Voilà des jours d'école où l'enfant risque bien d'avoir la tête encombrée de choses si difficiles qu'il n'y aura pas beaucoup de place pour y mettre de nouveaux apprentissages. Les tables de multiplication ou l'accord des participes passés ne feront pas le poids. Oh, tous ne verront pas leurs points dégringoler. Certaines fillettes, certains gamins se consacreront à fond à l'école, ne laissant pas de place à toutes ces questions douloureuses, les enfouissant tout au fond de leur cœur pour ne pas y penser. Là, au moins, on pense à autre chose…

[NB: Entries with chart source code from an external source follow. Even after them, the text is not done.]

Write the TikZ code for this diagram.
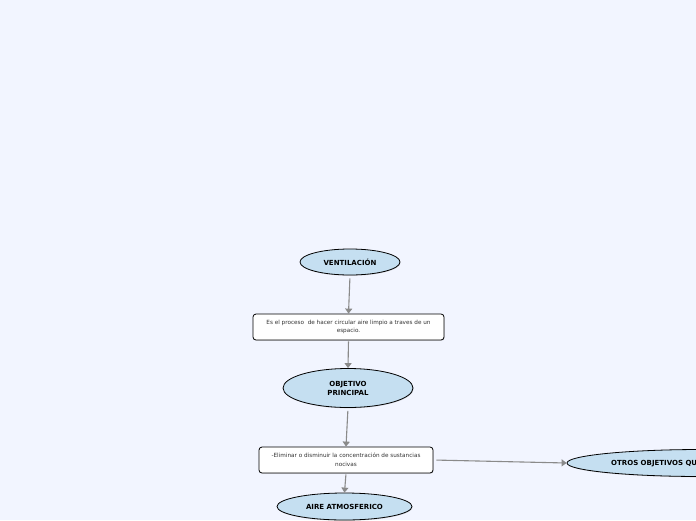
\documentclass[tikz,border=0pt]{standalone}
\usepackage{fontspec}
\setmainfont{DejaVu Sans}
\usetikzlibrary{shapes.geometric,arrows.meta,shadows}
\definecolor{bg}{HTML}{F2F5FF}
\definecolor{ellfill}{HTML}{C5DFF1}
\definecolor{linegray}{HTML}{8A8A8A}
\tikzset{
  oval/.style={ellipse, draw=black, line width=0.8pt, fill=ellfill, inner sep=0pt,
    font=\fontsize{7}{9}\selectfont\bfseries, align=center,
    drop shadow={shadow xshift=0.6pt, shadow yshift=-0.8pt, opacity=0.25}},
  textbox/.style={rectangle, rounded corners=3pt, draw=black, line width=0.8pt, fill=white, inner sep=0pt,
    font=\fontsize{5.7}{8.5}\selectfont, align=center, text=black!80,
    drop shadow={shadow xshift=0.6pt, shadow yshift=-0.8pt, opacity=0.25}},
  conn/.style={draw=linegray, line width=1.1pt, -{Triangle[length=5pt,width=7pt]}}
}
\begin{document}
\begin{tikzpicture}[x=1pt,y=-1pt]
\fill[bg] (0,0) rectangle (696,520);
\useasboundingbox (0,0) rectangle (696,520);
\clip (0,0) rectangle (696,520);

\node[oval, minimum width=100pt, minimum height=26pt] (vent) at (350,262) {VENTILACIÓN};
\node[textbox, minimum width=191pt, minimum height=26pt] (def) at (348.5,327)
  {Es el proceso\ \ de hacer circular aire limpio a traves de un\\espacio.};
\node[oval, minimum width=130pt, minimum height=39pt] (obj) at (348,388) {OBJETIVO\\PRINCIPAL};
\node[textbox, minimum width=174pt, minimum height=26pt] (elim) at (346,460)
  {-Eliminar o disminuir la concentración de sustancias\\nocivas};
\node[oval, minimum width=135pt, minimum height=27pt] (aire) at (344.5,506.5) {AIRE ATMOSFERICO};
\node[oval, minimum width=270pt, minimum height=27pt] (otros) at (702,463) {};
\node[anchor=west, font=\fontsize{7}{9}\selectfont\bfseries, inner sep=0pt] (otrostxt) at (611,464) {OTROS OBJETIVOS QU};

\draw[conn, shorten <=3pt] (vent.south) -- (def.north);
\draw[conn, shorten <=1pt] (def.south) -- (obj.north);
\draw[conn, shorten <=3pt] (obj.south) -- (elim.north);
\draw[conn, shorten <=1pt] (elim.south) -- (aire.north);
\draw[conn, shorten <=3pt] (elim.east) -- (otros.west);
\end{tikzpicture}
\end{document}
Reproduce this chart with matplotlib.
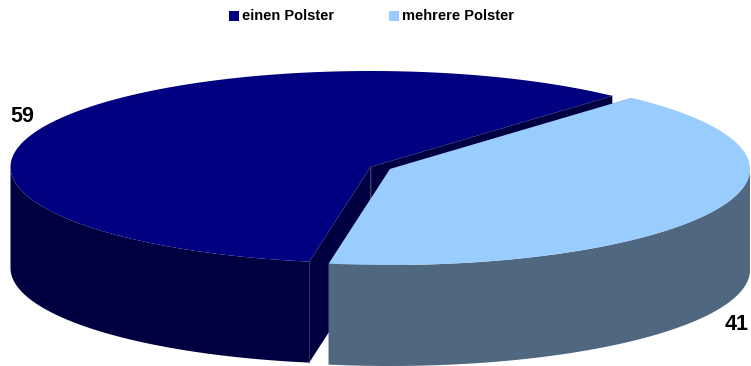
import numpy as np
import matplotlib
matplotlib.use('Agg')
import matplotlib.pyplot as plt
from matplotlib.patches import Polygon, Rectangle

labels = ['einen Polster', 'mehrere Polster']
values = [59, 41]
top_colors = ['#000080', '#99CCFF']
side_colors = ['#000040', '#4F6880']

plt.rcParams['font.family'] = ['Liberation Sans', 'DejaVu Sans']

start_angle = 47.8
rx = 360
ry = 96
depth = 101
centers = [(370.5, 167), (390, 169)]

fig = plt.figure(figsize=(7.51, 3.66), dpi=100)
ax = fig.add_axes([0, 0, 1, 1])
ax.set_xlim(0, 751)
ax.set_ylim(366, 0)
ax.axis('off')

fractions = np.array(values) / sum(values)
edges = start_angle + 360 * np.concatenate([[0], np.cumsum(fractions)])


def rim(center, a0, a1, n=240):
    t = np.radians(np.linspace(a0, a1, n))
    return np.column_stack([center[0] + rx * np.cos(t), center[1] - ry * np.sin(t)])


for i in range(2):
    c = centers[i]
    a0, a1 = edges[i], edges[i + 1]
    arc = rim(c, a0, a1)
    drop = np.array([0, depth])
    z = 2 + i

    # cut faces running back to the centre
    for end in (arc[0], arc[-1]):
        face = np.array([c, end, end + drop, np.array(c) + drop])
        ax.add_patch(Polygon(face, closed=True, fc=side_colors[i], ec='none', zorder=z))

    # outer wall, only the part facing the viewer
    lo, hi = max(a0, 180), min(a1, 360)
    if i == 1:
        lo, hi = a0, 360
    wall = rim(c, lo, hi)
    ax.add_patch(Polygon(np.vstack([wall, (wall + drop)[::-1]]), closed=True,
                         fc=side_colors[i], ec='none', zorder=z))

    ax.add_patch(Polygon(np.vstack([[c], arc]), closed=True, fc=top_colors[i],
                         ec='none', zorder=z + 0.5))

    # faint seams on the dark slice
    if i == 0:
        seam = '#2E2E70'
        ax.plot([arc[-1][0], c[0], arc[0][0]], [arc[-1][1], c[1], arc[0][1]],
                color=seam, lw=0.4, zorder=z + 0.6)
        ax.plot([arc[-1][0], arc[-1][0]], [arc[-1][1], arc[-1][1] + depth],
                color=seam, lw=0.4, zorder=z + 0.6)
        ax.plot([c[0], c[0]], [c[1], c[1] + depth], color=seam, lw=0.4, zorder=z + 0.1)

# legend
legend_x = [229, 389]
for i in range(2):
    ax.add_patch(Rectangle((legend_x[i], 11), 10, 10, fc=top_colors[i], ec='none', zorder=5))
    ax.text(legend_x[i] + 13, 15.5, labels[i], fontsize=10.5, fontweight='bold',
            ha='left', va='center', color='black')

ax.text(22, 116.5, str(values[0]), fontsize=15.5, fontweight='bold', ha='center', va='center')
ax.text(737, 325, str(values[1]), fontsize=15.5, fontweight='bold', ha='center', va='center')

fig.savefig('out.png', dpi=100, facecolor='white')
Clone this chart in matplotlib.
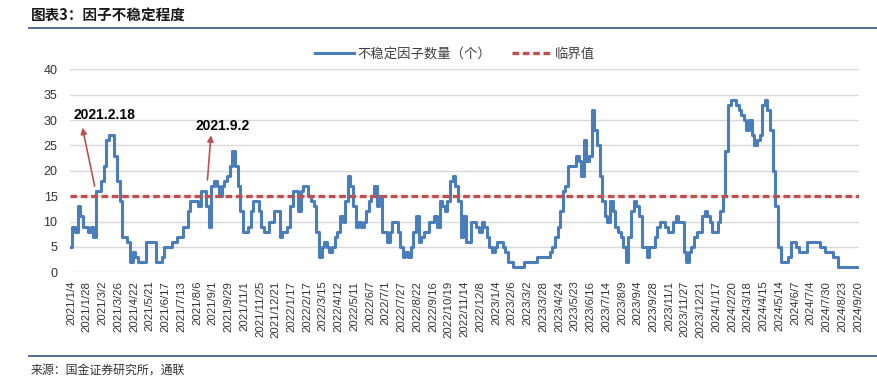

Le temps, une notion relative

Il y a aussi la notion du temps qui n'est pas la même pour un enfant de 6 ans que pour un grand de 12 ans.
À 6 ans, on commence seulement à s'y retrouver dans les jours, les semaines et les mois. Les semaines se scandent en termes très affectifs : le petit jour, le jour de piscine, le jour de Mamy et Papy, le mauvais jour du sac si lourd. Nommer les jours de la semaine et s'y retrouver prendra un peu de temps. Et lundi, mardi, mercredi... sont des mots moins chargés affectivement !
Le temps psychologique, le temps vécu, celui qui passe plus ou moins vite, n'est pas le même quand on a 6 ans ou 12 ans. Le temps passe d'autant plus lentement qu'on est petit. Une semaine d'école pour celui qui a 6 ans, c'est si long avant de revoir l'autre parent. Pour les parents, la semaine en garde alternée est bien plus courte que pour les enfants.
Il y a évidemment des tas de raisons valables pour que des parents se séparent et beaucoup d'enfants finissent par bien s'adapter, trouvant même des avantages à cette nouvelle vie. Le parent qui n'a pas vu ses enfants pendant quelque temps est en général très disponible et tout à eux. Beaucoup de pères et mères expliquent que la garde alternée, délicate à mettre en place, leur permet de se consacrer totalement à eux-mêmes pendant une semaine ou quelques jours et puis totalement aux enfants quand ils sont là. Tout bénéfice pour les enfants qui auront le meilleur de chaque parent à chaque changement.  Mais pour en arriver là, il faut un profond respect d'abord des besoins de l’enfant, ensuite des parents l'un pour l'autre. Avec le temps, c’est possible… et le bulletin du petit refleurira alors de jolis points.



Mireille Pauluis

POUR UNE ÉCOLE HORS DES TENSIONS FAMILIALES

  • À l'école, il y a des règles, des chartes de vie, des horaires, toutes sortes de repères qui rassurent l’enfant. Préservez cet espace.
  • Évitez, dans la mesure du possible, d’échanger la valise de la semaine et le sac de sport dans la cour de récré.
  • Glissez dans le sac du petit, une boîte à bisous ou autres petits mots qui lui rappellent que vous pensez à lui même quand il n'est pas là.
  • Organisez un rendez-vous téléphonique pendant la semaine : ça peut l'aider à alléger la longueur de l'absence.